Da quando ha esordito in Serie A, Federico Chiesa è alla faticosa ricerca di un compromesso accettabile tra quantità e qualità. Il suo gioco si nutre di errori, disordine e caos. I suoi miglioramenti nel tempo sono insignificanti; la selezione dei suoi tiri per esempio, il rapporto tra tentativi da fuori e da dentro l’area, è rimasta identica nel tempo. I suoi dribbling, se non altro, sono diminuiti. Oggi finalmente è riuscito ad avere un saldo positivo tra tentati e realizzati. Ma in questo può aver influito il fatto che in stagione non ha giocato come esterno d’attacco ma da punta. Un ruolo in cui Iachini gli ha dato più responsabilità offensive, ma in cui al contempo poteva essere più libero di seguire i propri istinti. Chiesa, lo sappiamo, è un calciatore anarchico, a cui piace vagare su una zona abnorme di campo. Il risultato però è stato deludente, forse anche perché non ha trovato accanto a lui un riferimento offensivo che lavorava per lui, e nelle partite finali della stagione Inchini lo ha riportato sul lato, esterno a tutta fascia, dove i suoi movimenti se non altro erano limitati dalla linea laterale accanto a lui.


 

Il problema più grande di Chiesa oggi è che la squadra deve giocare per compensare il suo disordine, ma lui in cambio non riesce a fornire i gol e gli assist di cui la Fiorentina avrebbe bisogno. Potremmo quasi dire che Chiesa è un calciatore ontologicamente fumoso, e che alla fine questa stagione non è stata più negativa di altre. È solo che forse vi siete stufati di aspettarlo, e lo avete votato anche più di un fenomeno della categoria come Candreva (che quest’anno però non meritava forse neanche la candidatura – e a cui curiosamente avevamo paragonato Chiesa nel nostro primo articolo su di lui).
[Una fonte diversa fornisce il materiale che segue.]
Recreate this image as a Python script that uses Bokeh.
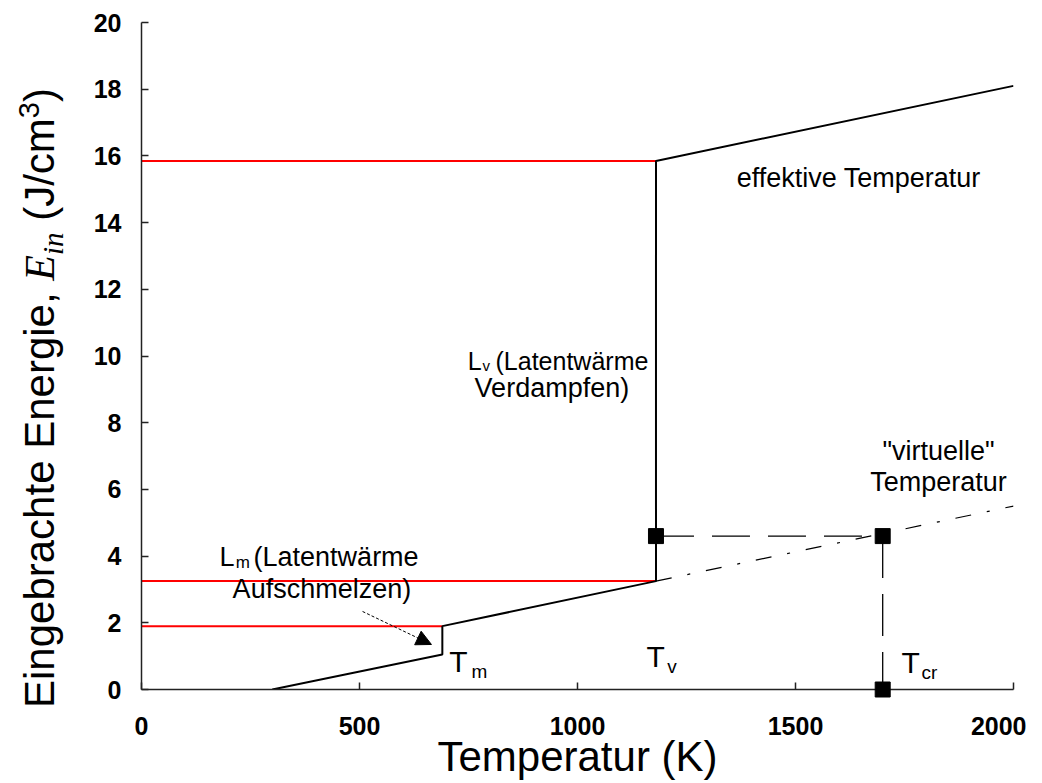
from bokeh.plotting import figure
from bokeh.layouts import row
from bokeh.models import ColumnDataSource, FixedTicker, Arrow, NormalHead, Range1d, Div
from bokeh.core.properties import value
from bokeh.embed import file_html
from bokeh.resources import INLINE

# ---- data ----
T_curve = [300, 690, 690, 1180, 1180, 2000]
E_curve = [0.0, 1.05, 1.9, 3.25, 15.85, 18.1]
T_virtual = [1180, 2000]
E_virtual = [3.25, 5.5]
E_red = [15.85, 3.25, 1.9]
T_red_end = [1180, 1180, 690]
T_points = [1180, 1700, 1700]
E_points = [4.6, 4.6, 0.0]
x_ticks = [0, 500, 1000, 1500, 2000]
y_ticks = [0, 2, 4, 6, 8, 10, 12, 14, 16, 18, 20]
x_title = "Temperatur (K)"
y_title_parts = ["Eingebrachte Energie, ", "E", "in", "(J/cm", "3", ")"]

FONT = "Liberation Sans"
SERIF = "Liberation Serif"
LEFT_W = 80

p = figure(frame_width=872, frame_height=667,
           x_range=Range1d(0, 2000), y_range=Range1d(0, 20),
           output_backend="svg", toolbar_location=None,
           min_border_left=61, min_border_top=22, min_border_right=13, min_border_bottom=80)
p.xgrid.visible = False
p.ygrid.visible = False
p.outline_line_color = None
p.background_fill_color = "white"
p.border_fill_color = "white"

for ax, ticks in ((p.xaxis, x_ticks), (p.yaxis, y_ticks)):
    ax.ticker = FixedTicker(ticks=ticks)
    ax.major_tick_in = 7
    ax.major_tick_out = 0
    ax.minor_tick_in = 0
    ax.minor_tick_out = 0
    ax.axis_line_color = "#222222"
    ax.axis_line_width = 1.5
    ax.major_tick_line_color = "#222222"
    ax.major_tick_line_width = 1.5
    ax.major_label_text_font = FONT
    ax.major_label_text_font_size = "25px"
    ax.major_label_text_font_style = "bold"
    ax.major_label_text_color = "black"

p.xaxis.major_label_standoff = 27
p.yaxis.major_label_standoff = 20
p.xaxis.axis_label = x_title
p.xaxis.axis_label_text_font = FONT
p.xaxis.axis_label_text_font_size = "42px"
p.xaxis.axis_label_text_font_style = "normal"
p.xaxis.axis_label_text_color = "black"
p.xaxis.axis_label_standoff = -5

# red horizontal reference lines
for e, t_end in zip(E_red, T_red_end):
    p.line([0, t_end], [e, e], line_color="#ff0000", line_width=2)

# solid curve
p.line(T_curve, E_curve, line_color="black", line_width=2)
# virtual temperature (dash-dot)
p.line(T_virtual, E_virtual, line_color="black", line_width=1.2, line_dash="16 16 3 16")
# dashed connectors
p.line(T_points[0:2], E_points[0:2], line_color="black", line_width=1.3, line_dash="38 18")
p.line(T_points[1:3], E_points[1:3], line_color="black", line_width=1.3, line_dash="42 16")
# markers (overlay level so the one on the axis is not cut by the frame)
p.scatter(T_points, E_points, marker="square", size=15, color="black", level="overlay")

# arrow for melting latent heat
p.add_layout(Arrow(end=NormalHead(size=15, fill_color="black", line_color="black"),
                   x_start=507, y_start=2.34, x_end=665, y_end=1.35,
                   line_color="black", line_width=1, line_dash="3 2"))

def txt(fig, xs, ys, texts, size, align="left"):
    src = ColumnDataSource(dict(x=xs, y=ys, text=texts))
    fig.text(x="x", y="y", text="text", source=src, text_font=value(FONT),
             text_font_size=size, text_align=align,
             text_baseline="alphabetic", text_color="black")

# main annotation texts
txt(p, [179, 257, 209, 1365], [3.96, 3.96, 3.0, 15.35],
    ["L", "(Latentwärme", "Aufschmelzen)", "effektive Temperatur"], "27px")
txt(p, [216], [3.81], ["m"], "17px")
txt(p, [748, 812], [9.865, 9.865], ["L", "(Latentwärme"], "25px")
txt(p, [782], [9.715], ["v"], "15px")
txt(p, [764], [9.055], ["Verdampfen)"], "27px")
txt(p, [1828, 1828], [7.14, 6.21], ['"virtuelle"', "Temperatur"], "27px", align="center")
# T labels
txt(p, [706, 1158, 1743], [0.84, 0.99, 0.81], ["T", "T", "T"], "30px")
txt(p, [757, 1206, 1789], [0.54, 0.69, 0.51], ["m", "v", "cr"], "19px")

# rotated y-axis title with mixed fonts (italic serif E_in, superscript 3)
a, e, sub, b, sup, c = y_title_parts
y_html = (
    '<div style="position:relative;width:%dpx;height:783px;">'
    '<div style="position:absolute;left:19px;top:708px;transform:rotate(-90deg);'
    'transform-origin:0 0;white-space:nowrap;font-family:\'%s\';font-size:42px;'
    'line-height:42px;color:#000;">'
    '%s<span style="font-family:\'%s\';font-style:italic;">%s'
    '<span style="font-size:29px;position:relative;top:9px;">%s</span></span>'
    '&nbsp;%s<span style="font-size:29px;position:relative;top:-15px;">%s</span>%s'
    '</div></div>'
) % (LEFT_W, FONT, a, SERIF, e, sub, b, sup, c)
ylab = Div(text=y_html, width=LEFT_W, height=783, margin=(0, 0, 0, 0))

layout = row(ylab, p, spacing=0)
open("out.html", "w").write(file_html(layout, INLINE, title="Eingebrachte Energie"))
Lo avete votato più di Justin Kluivert, un altro giovane inconcludente, ma meno ambizioso di Chiesa. Lo avete preferito a Suso, che non ha vinto forse solo perché ha giocato metà stagione. Per Chiesa forse avete notato una diversa sfumatura di “fumoso”: non solo un calciatore che in campo combina poco, ma uno di cui si continua a parlare molto – soprattutto nel calciomercato – senza però che abbia dimostrato ancora granché.



Nel terzo gol, il più bello dei tre, non guardate alla tecnica di tiro ma all’intensità mentale con cui se lo ricava. Quello è Chiesa.


 

Se però si continua a parlare di Chiesa è perché il suo talento rimane, se non eccezionale in senso assoluto, almeno molto peculiare e interessante. Una materia grezza su cui immagino molti vorrebbero mettere mano. Al suo gioco bisognerebbe lavorare per sottrazione, incanalando i suoi istinti e la sua ambizione nella forma più efficace possibile. Trasformandolo in un giocatore affilato, che non ha bisogno di toccare troppi palloni per essere decisivo. Finora alla Fiorentina non ha ancora trovato un contesto abbastanza funzionale, che lo aiuti a crescere a nascondere i suoi difetti, e questa non è certo una sua colpa.


A 23 anni, comunque, il tempo è ancora tutto dalla sua parte. Alla sua età Andrea Pirlo era appena diventato un regista nel Milan; Christian Vieri aveva segnato appena 7 gol in Serie A; suo padre Enrico era appena passato in prestito al Modena, in Serie B. Magari non diventerà forte quanto nessuno di loro, ma quando parliamo di lui rendiamoci anche conto che è troppo presto per darlo per finito. E che, soprattutto nel calcio, le cose possono cambiare in fretta.